Essa inserção de figuras conhecidas reais, mais do que produzir um estranhamento cômico (como na aparição de Marshall McLuhan numa cena célebre de Annie Hall, de Woody Allen), introduz um tom de ensaio e amplia o alcance intelectual, moral e político da discussão.

O cinema perpassa todo o filme de Moretti. Além de cenas de Lola (Jacques Demy, 1961) e A doce vida (Fellini, 1960), há referências a Apocalypse now, de Coppola, Não matarás, de Kieslowski, Irmãos cara de pau, de John Landis, etc.

Não falta sequer uma pequena piada interna: numa piscina olímpica, enquanto dá suas braçadas, Giovanni fala sobre o projeto de filmar o conto “O nadador”, de John Cheever, mas conclui: “Eu devia ter feito esse filme há quarenta anos, quando estava mais magro e em forma”. Cabe lembrar que o próprio Nanni Moretti dirigiu e estrelou em 1989 Palombella rossa, em que representava um jogador de polo aquático.

Prazer de filmar

Muita coisa ficou de fora dos comentários acima: a crise do casamento de Giovanni e Paola; a relação com um coprodutor picareta francês (Mathieu Amalric) e com jovens coprodutores coreanos; e sobretudo a cena impagável da reunião de Giovanni com representantes da Netflix, que se expressam numa avalanche de clichês (“arco narrativo”, “slow burner”, “turning point”, “momento what the fuck”...).

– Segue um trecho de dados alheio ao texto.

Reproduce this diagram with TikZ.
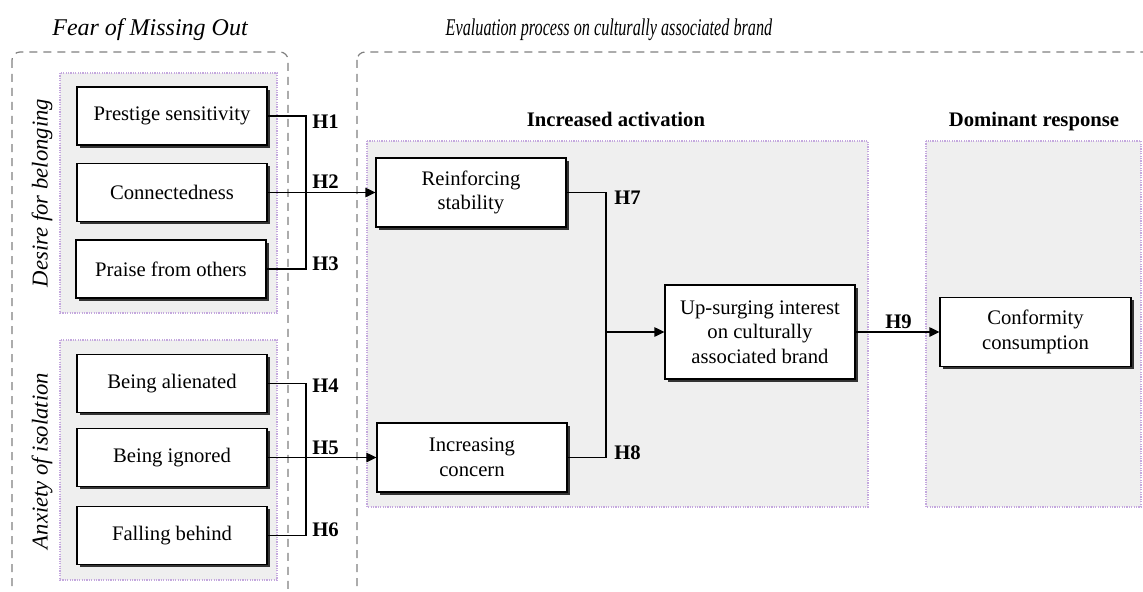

A preocupação política e a ênfase no discurso verbal não abafam de modo algum o visível prazer de filmar e de proporcionar momentos quase epifânicos, como a cena em que Giovanni e seu coprodutor francês andam de patinete pelas ruas quase vazias de Roma à noite, num lirismo urbano que remonta a Fellini, ou o plano contínuo em que vemos do alto o cineasta percorrer vários cenários do estúdio. Nunca se sabe o que virá depois de cada sequência. Moretti (cujo nome de batismo, claro, é Giovanni) adquiriu a segurança e a liberdade dos grandes artistas de fazer o que lhe dá na telha. Melhor para nós.